The Akron Beacon Journal
WASHINGTON, D.C. — Six years after the terrorist attacks of 2001, an FBI unit failed to post the names of at least 20 known or suspected terrorists on a massive watch list that helps border and law enforcement agents keep al-Qaida operatives out of the country, government auditors reported Thursday.
Even a single omission of a suspected terrorist’s identity or other inaccuracy on the watch list, which contains 700,000 names, “can have enormous consequences,” warned the auditors from the Justice Department’s inspector general’s office.
The report was issued amid a flurry of renewed worries about terrorism as the 9/11 anniversary approaches:
Al-Qaida’s media arm announced that terror mastermind Osama bin Laden will release a new video in the coming days in what would be the first new images in nearly three years.
Congressional auditors gave a stinging assessment of the Homeland Security Department’s progress and said the department could not take credit for the absence of a terrorist attack on American soil since Sept. 11, 2001.
Police in Germany searched Thursday for seven people thought to have aided three Islamic radicals arrested for allegedly plotting massive bombings that were thwarted by authorities.
The U.S. Embassy in Nigeria said American and other Western installations are at risk of attack there.
FBI — changes coming
Responding to the Justice Department’s report on shortcomings in the watch list, the director of the FBI’s Terrorist Screening Center acknowledged the gap, but said it soon will be fixed.
The report also said 38 percent of a sample of 105 records from the watch list contained errors or inconsistencies that hadn’t been picked up in routine quality-assurance checks. The Terrorist Screening Center has compiled the watch list since 2003 from a dozen law enforcement and intelligence agency watch lists, so that all agencies can work with the same, complete list.
The audit, portions of which were classified, was a follow-up to a critical 2005 inspector general review of the effort, which found computer problems, names missing and inaccurate or inconsistent information. The earlier report urged a file-by-file review to ensure that the list is complete and accurate.
The consolidation into a single watch list is aimed at meeting a recommendation of the Sept. 11 commission, which criticized the CIA for identifying two of the suicide hijackers as suspected terrorists in late 2000, but failing to inform the Immigration and Naturalization Service until they’d already entered the United States. The two men, Nawaf al-Hazmi and Khalid al-Midhar, were aboard American Airlines Flight 77 when it crashed into the Pentagon.

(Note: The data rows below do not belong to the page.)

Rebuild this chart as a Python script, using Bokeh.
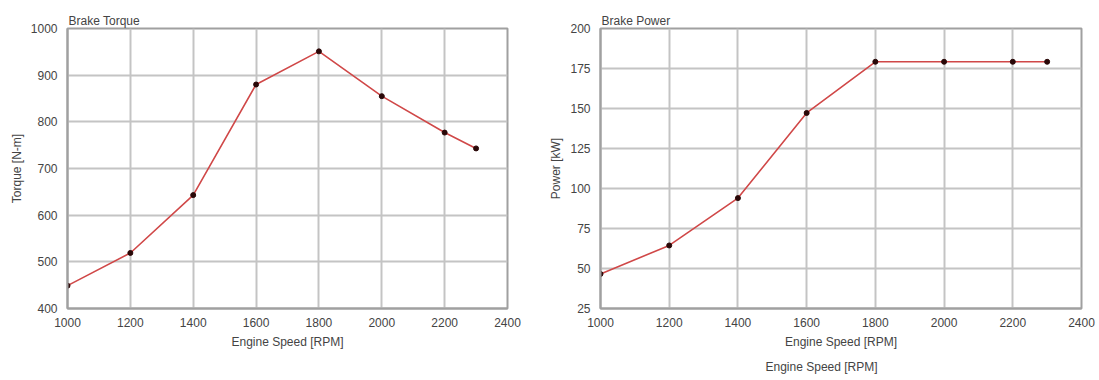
from bokeh.plotting import figure
from bokeh.layouts import row
from bokeh.models import Range1d, FixedTicker, Title
from bokeh.embed import file_html
from bokeh.resources import INLINE

# Engine test results
rpm = [1000, 1200, 1400, 1600, 1800, 2000, 2200, 2300]
torque_nm = [449, 519, 643, 880, 951, 855, 777, 743]
power_kw = [46.6, 64.4, 94, 147.2, 179.2, 179.2, 179.2, 179.2]

x_ticks = [1000, 1200, 1400, 1600, 1800, 2000, 2200, 2400]
torque_ticks = [400, 500, 600, 700, 800, 900, 1000]
power_ticks = [25, 50, 75, 100, 125, 150, 175, 200]

FONT = "Liberation Sans"
TEXT = "#444444"
GRID = "#c4c4c4"
FRAME = "#a0a0a0"
LINE = "#d04848"
DOT = "#2a0808"


def make_chart(title, ylabel, y, yticks, width, borders):
    left, right, top, bottom = borders
    p = figure(width=width, height=380, output_backend="svg", toolbar_location=None,
               x_range=Range1d(1000, 2400), y_range=Range1d(yticks[0], yticks[-1]),
               min_border_left=left, min_border_right=right,
               min_border_top=top, min_border_bottom=bottom,
               title=title)
    p.title.text_font = FONT
    p.title.text_font_size = "12px"
    p.title.text_font_style = "normal"
    p.title.text_color = TEXT
    p.title.offset = 1
    p.title.standoff = 1
    p.outline_line_color = FRAME
    p.outline_line_width = 2

    for ax in (p.xaxis[0], p.yaxis[0]):
        ax.axis_line_color = FRAME
        ax.axis_line_width = 2
        ax.major_tick_line_color = None
        ax.minor_tick_line_color = None
        ax.major_label_text_font = FONT
        ax.major_label_text_font_size = "12px"
        ax.major_label_text_color = TEXT
        ax.axis_label_text_font = FONT
        ax.axis_label_text_font_size = "12px"
        ax.axis_label_text_font_style = "normal"
        ax.axis_label_text_color = TEXT

    p.xaxis.ticker = FixedTicker(ticks=x_ticks)
    p.yaxis.ticker = FixedTicker(ticks=yticks)
    p.xaxis.major_label_standoff = 3
    p.yaxis.major_label_standoff = 4
    p.xaxis.axis_label = "Engine Speed [RPM]"
    p.yaxis.axis_label = ylabel
    p.xaxis.axis_label_standoff = 5
    p.xaxis.axis_label_text_line_height = 1.0
    p.yaxis.axis_label_standoff = 4

    p.grid.grid_line_color = GRID
    p.grid.grid_line_width = 2

    p.line(rpm, y, line_color=LINE, line_width=1.6)
    p.scatter(rpm, y, size=5, fill_color=DOT, line_color=DOT)
    return p


p1 = make_chart("Brake Torque", "Torque [N-m]", torque_nm, torque_ticks, 540,
                (67, 33, 28, 71))
p2 = make_chart("Brake Power", "Power [kW]", power_kw, power_ticks, 559,
                (60, 18, 28, 69))

# second speed caption under the power chart
p2.add_layout(Title(text="Engine Speed [RPM]", align="left", offset=165, standoff=13,
                    text_line_height=0.8,
                    text_font=FONT, text_font_size="12px", text_font_style="normal",
                    text_color=TEXT), "below")

layout = row(p1, p2, spacing=0)

open("out.html", "w").write(file_html(layout, INLINE))
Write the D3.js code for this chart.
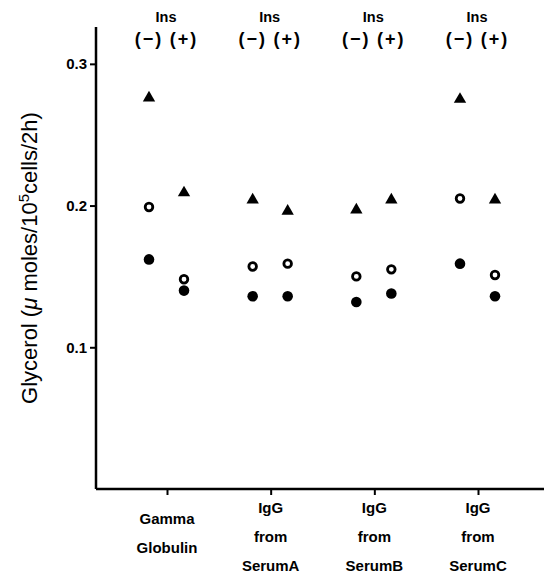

Auditors credited the FBI for making considerable headway since 2005 to ensure the quality of the watch-list data and for setting up an office where people mistakenly listed can seek relief. But the auditors said problems continue, in part because the bureau is using two different “interconnected” versions of the watch-list database. They said routine quality-control efforts continue to overlook inaccuracies.
Mistakes in the data not only can prevent Border Patrol officers and others from identifying a terror suspect, but also could endanger the officers’ safety because they lack appropriate “handling instructions,” they wrote.
The auditors expressed concern that the screening center’s review of the accuracy of the watch list which as of April was growing by an average of 20,000 records per month could extend beyond year’s end, the bureau’s projected finish date.
In a response to the audit, Willie Hulon, the executive assistant FBI director who oversees the national security branch, said the bureau agrees with most of the auditors’ 18 recommendations for ensuring that a “thorough, current and accurate” list is available to law enforcement and intelligence agencies.
He said he believes that the screening center “has improved the security of the homeland.”
Separately, the investigative arm of Congress was less certain about homeland security achievements in an audit presented to Congress.
“I don’t think we can take comfort in the fact, necessarily, that we haven’t had another attack,” Government Accountability Office Comptroller General David Walker told senators Thursday.
The Homeland Security Department’s primary mission is to prevent such a strike and to minimize the damage should an attack occur. Auditors said the United States is safer than it was that day in 2001, but the department has poorly managed its mission over the past four years.
In a 320-page report, the GAO identified 171 performance expectations and found the department achieved fewer than half since it formed four years ago. Experts, including auditors, have said it would take a department this large five to seven years to come together.
Agency disagrees
Homeland Security officials disagreed with many of the findings, which they said were based on vague and shifting criteria.
“The department continues to believe that they used a flawed methodology in preparing its report,” said Paul Schneider, the undersecretary for management.
Schneider said the measurements do not account for programs that never were expected to be completed in four years, such as a border security initiative. The department has deployed 6,000 National Guard members to the border and has added more than 5,000 border patrol agents since 2001.